◆ **Excerpted data**:
※

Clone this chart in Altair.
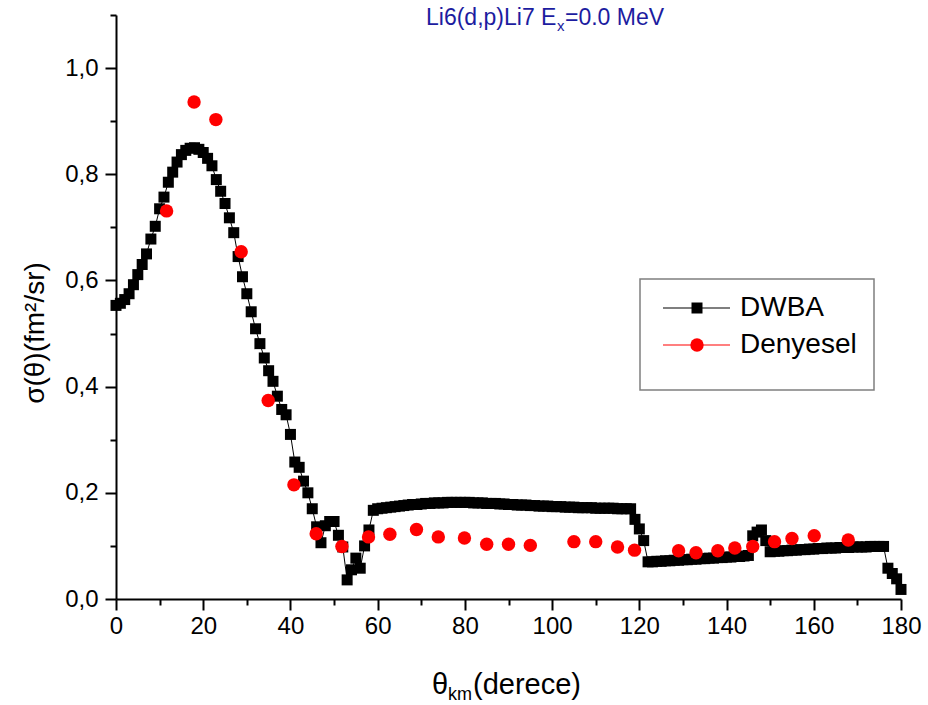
import altair as alt
import pandas as pd

# DWBA angular distribution, one point per degree
dwba_angle = list(range(0, 181))
dwba_value = [
    0.553, 0.557, 0.564, 0.575, 0.592, 0.611, 0.630, 0.650, 0.678, 0.702,
    0.735, 0.757, 0.785, 0.804, 0.823, 0.837, 0.845, 0.849, 0.850, 0.847,
    0.841, 0.830, 0.816, 0.790, 0.768, 0.745, 0.718, 0.690, 0.645, 0.607,
    0.575, 0.541, 0.509, 0.481, 0.454, 0.430, 0.410, 0.382, 0.357, 0.347,
    0.310, 0.258, 0.248, 0.222, 0.200, 0.170, 0.136, 0.106, 0.138, 0.146,
    0.146, 0.120, 0.098, 0.036, 0.055, 0.077, 0.058, 0.100, 0.130, 0.167,
    0.170, 0.171, 0.172, 0.173, 0.174, 0.175, 0.176, 0.177, 0.178, 0.178,
    0.179, 0.180, 0.180, 0.181, 0.181, 0.181, 0.182, 0.182, 0.182, 0.182,
    0.182, 0.182, 0.181, 0.181, 0.181, 0.180, 0.180, 0.180, 0.179, 0.179,
    0.178, 0.178, 0.177, 0.177, 0.177, 0.176, 0.176, 0.175, 0.175, 0.175,
    0.174, 0.174, 0.174, 0.173, 0.173, 0.173, 0.172, 0.172, 0.172, 0.172,
    0.171, 0.171, 0.171, 0.171, 0.171, 0.170, 0.170, 0.170, 0.170, 0.150,
    0.132, 0.110, 0.070, 0.070, 0.071, 0.071, 0.072, 0.072, 0.073, 0.073,
    0.074, 0.074, 0.075, 0.075, 0.076, 0.076, 0.077, 0.077, 0.078, 0.078,
    0.079, 0.079, 0.080, 0.080, 0.081, 0.082, 0.119, 0.126, 0.130, 0.110,
    0.089, 0.090, 0.090, 0.091, 0.091, 0.092, 0.092, 0.093, 0.093, 0.094,
    0.094, 0.095, 0.095, 0.096, 0.096, 0.096, 0.097, 0.097, 0.097, 0.098,
    0.098, 0.098, 0.098, 0.099, 0.099, 0.099, 0.099, 0.058, 0.048, 0.038,
    0.018,
]

# Measured cross sections
exp_angle = [11.6, 17.9, 22.9, 28.7, 34.9, 40.8, 45.9, 51.8, 57.9, 62.8,
             68.9, 73.9, 79.9, 85.0, 90.0, 95.0, 105.0, 110.0, 115.0, 118.9,
             129.0, 133.0, 138.0, 141.9, 146.0, 151.0, 155.0, 160.1, 167.9]
exp_value = [0.731, 0.936, 0.903, 0.654, 0.374, 0.215, 0.123, 0.099, 0.117, 0.122,
             0.131, 0.117, 0.115, 0.103, 0.103, 0.101, 0.108, 0.108, 0.098, 0.092,
             0.091, 0.087, 0.091, 0.096, 0.099, 0.108, 0.114, 0.119, 0.111]

series_names = ["DWBA", "Denyesel"]
x_ticks = [0, 10, 20, 30, 40, 50, 60, 70, 80, 90, 100, 110, 120, 130, 140, 150, 160, 170, 180]
y_ticks = [0.0, 0.1, 0.2, 0.3, 0.4, 0.5, 0.6, 0.7, 0.8, 0.9, 1.0, 1.1]

W, H = 785, 584
FONT = "Liberation Sans"
TITLE_BLUE = "#1c1ca0"

dwba = pd.DataFrame({"angle": dwba_angle, "value": dwba_value})
exp = pd.DataFrame({"angle": exp_angle, "value": exp_value})
one = pd.DataFrame({"k": [0]})

x_scale = alt.Scale(domain=[0, 180], nice=False, zero=False)
y_scale = alt.Scale(domain=[0, 1.1], nice=False)

x_axis = alt.Axis(
    values=x_ticks, title=None, grid=False,
    domainColor="black", domainWidth=2,
    tickColor="black", tickWidth=2,
    tickSize={"condition": {"test": "datum.value % 20 === 0", "value": 11}, "value": 6},
    labelExpr="datum.value % 20 === 0 ? datum.label : ''",
    labelFont=FONT, labelFontSize=24, labelColor="black", labelPadding=4,
    labelFlush=False,
)
y_axis = alt.Axis(
    values=y_ticks, title=None, grid=False,
    domainColor="black", domainWidth=2,
    tickColor="black", tickWidth=2,
    tickSize={"condition": {"test": "round(datum.value * 10) % 2 === 0", "value": 11}, "value": 6},
    labelExpr="round(datum.value * 10) % 2 === 0 ? replace(format(datum.value, '.1f'), '.', ',') : ''",
    labelFont=FONT, labelFontSize=24, labelColor="black", labelPadding=7,
    labelFlush=False,
)

x_enc = alt.X("angle:Q", scale=x_scale, axis=x_axis)
y_enc = alt.Y("value:Q", scale=y_scale, axis=y_axis)

dwba_line = alt.Chart(dwba).mark_line(color="black", strokeWidth=1).encode(x=x_enc, y=y_enc)
dwba_pts = alt.Chart(dwba).mark_point(
    shape="square", filled=True, color="black", size=121, opacity=1
).encode(x=x_enc, y=y_enc)
exp_pts = alt.Chart(exp).mark_point(
    shape="circle", filled=True, color="#ff0000", size=180, opacity=1
).encode(x=x_enc, y=y_enc)


def text(s, x, y, size, color="black", align="left", font=FONT, angle=0, baseline="alphabetic"):
    return alt.Chart(one).mark_text(
        text=s, align=align, baseline=baseline, font=font, fontSize=size,
        color=color, angle=angle,
    ).encode(x=alt.value(x), y=alt.value(y))


# Title with subscript
title = (
    text("Li6(d,p)Li7 E", 310, 10, 23, TITLE_BLUE)
    + text("x", 441, 16, 15, TITLE_BLUE)
    + text("=0.0 MeV", 449, 10, 23, TITLE_BLUE)
)

# Axis titles
x_title = (
    text("\u03b8", 316, 679, 29)
    + text("km", 332, 685, 18)
    + text("(derece)", 357, 679, 29)
)
y_title = text("\u03c3(\u03b8)(fm\u00b2/sr)", -80, 318, 28, align="center",
               angle=270, baseline="middle")

# Legend box
legend_box = alt.Chart(one).mark_rect(
    fill="white", stroke="#7f7f7f", strokeWidth=1.5
).encode(x=alt.value(524), x2=alt.value(758), y=alt.value(264), y2=alt.value(375))

leg_rows = [293, 330]
legend_parts = [legend_box]
for name, yy, col, shp, sz in zip(series_names, leg_rows, ["black", "#ff0000"],
                                  ["square", "circle"], [121, 180]):
    legend_parts.append(
        alt.Chart(one).mark_rule(color=col, strokeWidth=1.2).encode(
            x=alt.value(547), x2=alt.value(614), y=alt.value(yy)
        )
    )
    legend_parts.append(
        alt.Chart(one).mark_point(shape=shp, filled=True, color=col, size=sz, opacity=1).encode(
            x=alt.value(581), y=alt.value(yy)
        )
    )
    legend_parts.append(text(name, 624, yy, 28, baseline="middle"))

chart = alt.layer(
    dwba_line, dwba_pts, exp_pts, title, x_title, y_title, *legend_parts
).properties(
    width=W, height=H,
    autosize=alt.AutoSizeParams(type="none"),
    padding={"left": 116, "top": 15, "right": 27, "bottom": 106},
    background="white",
).configure_view(stroke=None)

chart.save("out.html", embed_options={"renderer": "svg", "actions": False})
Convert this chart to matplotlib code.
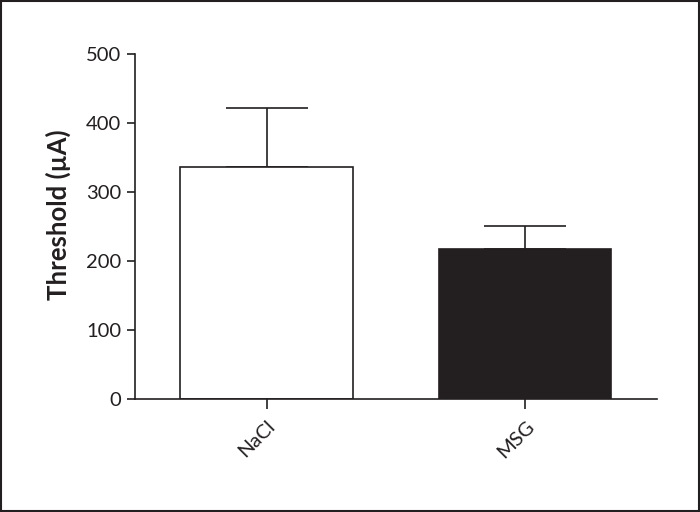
import matplotlib.pyplot as plt
from matplotlib.patches import Rectangle

# Threshold data
groups = ["NaCl", "MSG"]
means = [337, 217]
errors = [85, 34]
fill_colors = ["white", "#231f20"]

INK = "#231f20"

plt.rcParams["font.family"] = ["Lato", "DejaVu Sans"]

fig = plt.figure(figsize=(7.0, 5.12), dpi=100)
ax = fig.add_axes([0.193, 0.22, 0.745, 0.6745])

positions = range(len(groups))
ax.bar(positions, means, width=0.665, color=fill_colors, edgecolor=INK,
       linewidth=1.2, zorder=2)
ax.errorbar(positions, means, yerr=[[0, 0], errors], fmt="none",
            ecolor=INK, elinewidth=1.2, capsize=29.5, capthick=1.2, zorder=1)

ax.set_xlim(-0.508, 1.508)
ax.set_ylim(0, 500)
ax.set_yticks(range(0, 501, 100))
ax.set_xticks(list(positions))
ax.set_xticklabels(groups, rotation=45, ha="right", rotation_mode="anchor")

ax.spines["top"].set_visible(False)
ax.spines["right"].set_visible(False)
for side in ["left", "bottom"]:
    ax.spines[side].set_linewidth(1.2)
    ax.spines[side].set_color(INK)

ax.tick_params(axis="y", length=6, width=1.2, color=INK, labelsize=14.5,
               labelcolor=INK, pad=4)
ax.tick_params(axis="x", length=7, width=1.2, color=INK, labelsize=14.5,
               labelcolor=INK, pad=6)
ax.set_ylabel("Threshold (µA)", fontsize=18.5, fontweight="bold", color=INK,
              va="center")
ax.yaxis.set_label_coords(-0.148, 0.535)

# thin frame around the whole figure
fig.patches.append(Rectangle((0.001, 0.002), 0.997, 0.996, transform=fig.transFigure,
                             fill=False, edgecolor=INK, linewidth=1.5))

fig.savefig("out.png", dpi=100)
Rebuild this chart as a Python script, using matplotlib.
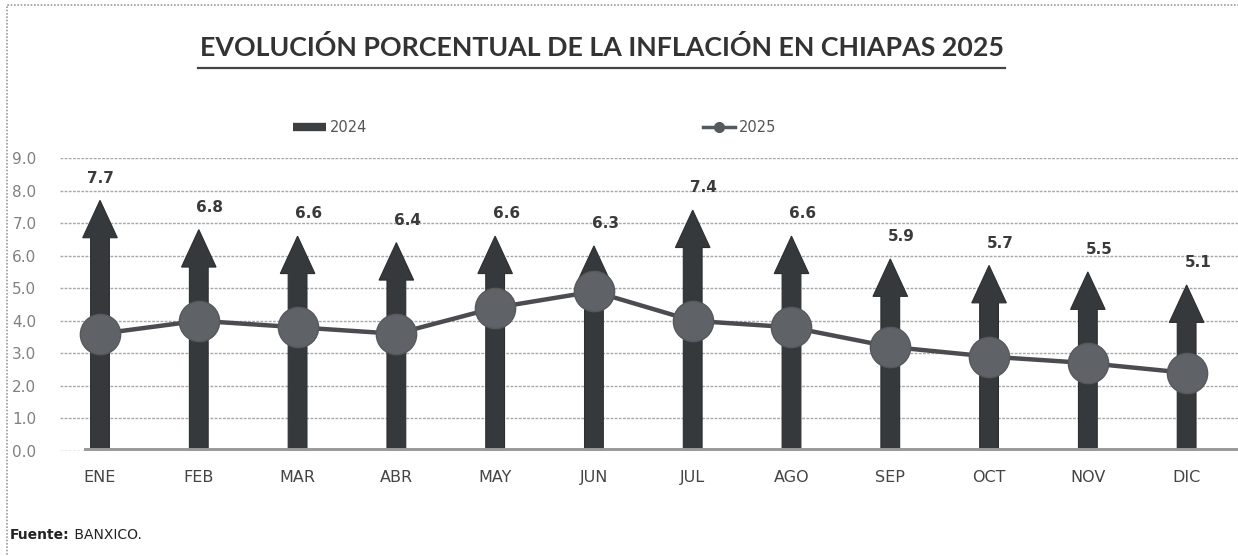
import numpy as np
import matplotlib.pyplot as plt
from matplotlib.lines import Line2D
from matplotlib.patches import Rectangle

# datos
meses = ['ENE', 'FEB', 'MAR', 'ABR', 'MAY', 'JUN', 'JUL', 'AGO', 'SEP', 'OCT', 'NOV', 'DIC']
inf_2024 = [7.7, 6.8, 6.6, 6.4, 6.6, 6.3, 7.4, 6.6, 5.9, 5.7, 5.5, 5.1]
inf_2025 = [3.6, 4.0, 3.8, 3.6, 4.4, 4.9, 4.0, 3.8, 3.2, 2.9, 2.7, 2.4]
yticks = [0, 1, 2, 3, 4, 5, 6, 7, 8, 9]

W, H = 1238, 556
fig = plt.figure(figsize=(W / 100, H / 100), dpi=100)
fig.patch.set_facecolor('white')

ax = fig.add_axes([60 / W, 1 - 451 / H, (W - 60) / W, (451 - 158) / H])
ax.set_facecolor('white')
x = np.arange(len(meses))

# flechas (2024)
for xi, v in zip(x, inf_2024):
    ax.arrow(xi, 0, 0, v, width=0.19, head_width=0.35, head_length=1.15,
             length_includes_head=True, fc='#36393c', ec='#2c2f32', lw=0.8, zorder=3)
    ax.annotate(f'{v:.1f}', (xi, v), xytext=(8 if xi > 0 else 0, 16),
                textcoords='offset points', ha='center', va='center',
                fontsize=11, fontweight='bold', color='#3a3a3a',
                family='DejaVu Sans', zorder=6)

# linea 2025
ax.plot(x, inf_2025, color='#4a4c50', lw=3.2, marker='o', markersize=29,
        markerfacecolor='#5f6266', markeredgecolor='#55585c', zorder=4)

ax.set_xlim(-0.405, 11.52)
ax.set_ylim(0, 9)
ax.set_yticks(yticks)
ax.set_yticklabels([f'{t:.1f}' for t in yticks], fontsize=11, color='#808080',
                   family='DejaVu Sans')
ax.set_xticks(x)
ax.set_xticklabels(meses, fontsize=11.5, color='#444444', family='DejaVu Sans')
ax.tick_params(axis='y', length=0, pad=17)
ax.tick_params(axis='x', length=0, pad=14)
ax.grid(axis='y', color='#a8a8a8', lw=1.0, ls=(0, (2, 1)), zorder=0)
ax.set_axisbelow(True)
for s in ax.spines.values():
    s.set_visible(False)
# eje x grueso gris
ax.axhline(0, xmin=27 / (W - 60), xmax=1, color='#9a9a9a', lw=5, zorder=5)

# titulo subrayado
fig.text(0.5 * (198 + 1005) / W, 1 - 48 / H,
         'EVOLUCIÓN PORCENTUAL DE LA INFLACIÓN EN CHIAPAS 2025',
         ha='center', va='center', fontsize=19.3, fontweight='bold',
         color='#333333', family='Lato')
fig.add_artist(Line2D([198 / W, 1005 / W], [1 - 68 / H, 1 - 68 / H],
                      color='#444444', lw=1.6))

# leyenda
h24 = Line2D([], [], color='#3c3f42', lw=6, solid_capstyle='butt')
h25 = Line2D([], [], color='#55585c', lw=2.5, marker='o', markersize=7)
fig.legend([h24, h25], ['2024', '2025'], ncol=2, loc='center',
           bbox_to_anchor=(535 / W, 1 - 128 / H), frameon=False,
           labelcolor='#555555', handlelength=2.2, columnspacing=23,
           handletextpad=0.3, prop={'family': 'DejaVu Sans', 'size': 10.5})

# fuente
t1 = fig.text(10 / W, 1 - 535 / H, 'Fuente:', fontsize=10, fontweight='bold',
              color='#222222', family='DejaVu Sans', va='center')
ax.annotate(' BANXICO.', xy=(1, 0.5), xycoords=t1, va='center', ha='left',
            fontsize=10, color='#222222', family='DejaVu Sans', annotation_clip=False)

# marco
fig.add_artist(Rectangle((7 / W, -0.01), 1.0, 1 - 5 / H + 0.01, transform=fig.transFigure,
                         fill=False, ec='#9a9a9a', lw=1.2, ls=(0, (1, 1))))

fig.savefig('out.png', dpi=100)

※

◆ **Goal of the exercise**: Both the line containing "Convert this chart to matplotlib code." and the line containing "ax = fig.add_axes([0.193, 0.22, 0.745, 0.6745])" belong in the copy, along with every line between them. Reproduce that stretch exactly, without the pictures.

◆ **Response to the exercise**:
Convert this chart to matplotlib code.
import matplotlib.pyplot as plt
from matplotlib.patches import Rectangle

# Threshold data
groups = ["NaCl", "MSG"]
means = [337, 217]
errors = [85, 34]
fill_colors = ["white", "#231f20"]

INK = "#231f20"

plt.rcParams["font.family"] = ["Lato", "DejaVu Sans"]

fig = plt.figure(figsize=(7.0, 5.12), dpi=100)
ax = fig.add_axes([0.193, 0.22, 0.745, 0.6745])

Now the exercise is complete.